Prezydent Nawrocki, który objął urząd w sierpniu 2025 roku, wielokrotnie podkreślał, że sprawa reparacji pozostaje kluczowa dla historycznej sprawiedliwości i przyszłych relacji polsko-niemieckich. Rzecznik Kancelarii Prezydenta Rafał Leśkiewicz potwierdził, że temat zostanie poruszony podczas rozmów z prezydentem Niemiec Frankiem-Walterem Steinmeierem.
Według „Der Spiegel”, Berlin obawia się, że Polska spróbuje nadać dyskusji nowy wymiar polityczny – zwłaszcza w kontekście rosnących napięć geopolitycznych i konieczności wzmacniania bezpieczeństwa wschodniej flanki NATO. Dziennikarze podkreślają, że trzy lata temu komisja sejmowa kierowana przez Arkadiusza Mularczyka oszacowała wartość reparacji na ponad 1,3 biliona euro, co dla niemieckiej opinii publicznej pozostaje kwotą wręcz szokującą.
Podczas obchodów 86. rocznicy wybuchu II wojny światowej w Wieluniu, pierwszym mieście zbombardowanym przez Luftwaffe 1 września 1939 roku, Nawrocki mówił wprost, że „zadośćuczynienie jest nieodłącznym elementem pojednania”. Prezydent zaznaczył, że Polska, tracąc w wyniku wojny ponad 5 mln obywateli i ponosząc gigantyczne straty materialne, nigdy nie otrzymała od Niemiec należnej rekompensaty.
„Nie zwalniamy Niemiec z potrzeby zapłacenia reparacji. Potrzebujemy ich nie tylko dla odbudowy sprawiedliwości historycznej, ale także dla wzmocnienia naszych realnych potrzeb geopolitycznych” – tłumaczył Nawrocki, wskazując na konieczność finansowania bezpieczeństwa wschodniej flanki NATO.
„Der Spiegel” przedstawia polskiego prezydenta jako polityka blisko związanego z opozycyjnym obozem skupionym wokół PiS, którego działania mogą utrudnić współpracę z centrolewicowym i proniemieckim rządem Donalda Tuska.
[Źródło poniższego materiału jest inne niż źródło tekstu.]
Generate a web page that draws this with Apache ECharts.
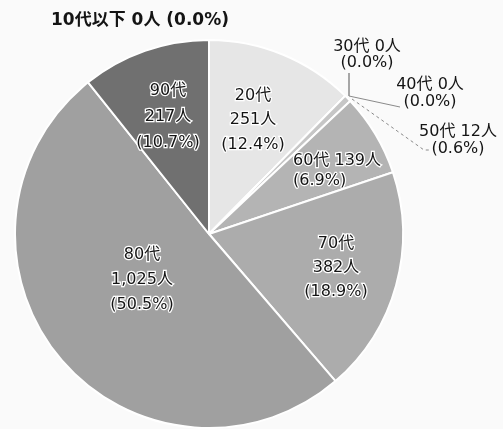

Niemieccy komentatorzy nie ukrywają, że obawiają się nie tylko samego podniesienia kwestii reparacji, ale również potencjalnego umiędzynarodowienia sprawy.
Publicystka Aleksandra Fedorska zwraca uwagę, że niemiecka taktyka w tej sprawie może polegać na „unikach, podlizywaniu się i próbach zbagatelizowania problemu”. Jednak jej zdaniem rosnące zaangażowanie Nawrockiego w politykę historyczną sprawia, że temat reparacji nie zniknie z agendy, niezależnie od oporu Berlina.
Raport zespołu Mularczyka szacuje łączne straty Polski na ponad 6,2 bln zł. Zniszczeniu uległa infrastruktura, przemysł, miasta i wsie, a dziesiątki tysięcy dzieł sztuki zostały zrabowane i do dziś nie wróciły do Polski. Po wojnie, w wyniku decyzji mocarstw, Polska znalazła się pod sowiecką dominacją, co uniemożliwiło jej skuteczne dochodzenie roszczeń wobec Niemiec.
Dziś temat wraca w nowym kontekście: odbudowy układu sił w Europie po rosyjskiej inwazji na Ukrainę i konieczności umacniania solidarności w ramach NATO. Nawrocki zdaje się uważać, że dopóki sprawa reparacji nie zostanie rozwiązana, pojednanie polsko-niemieckie pozostanie niepełne.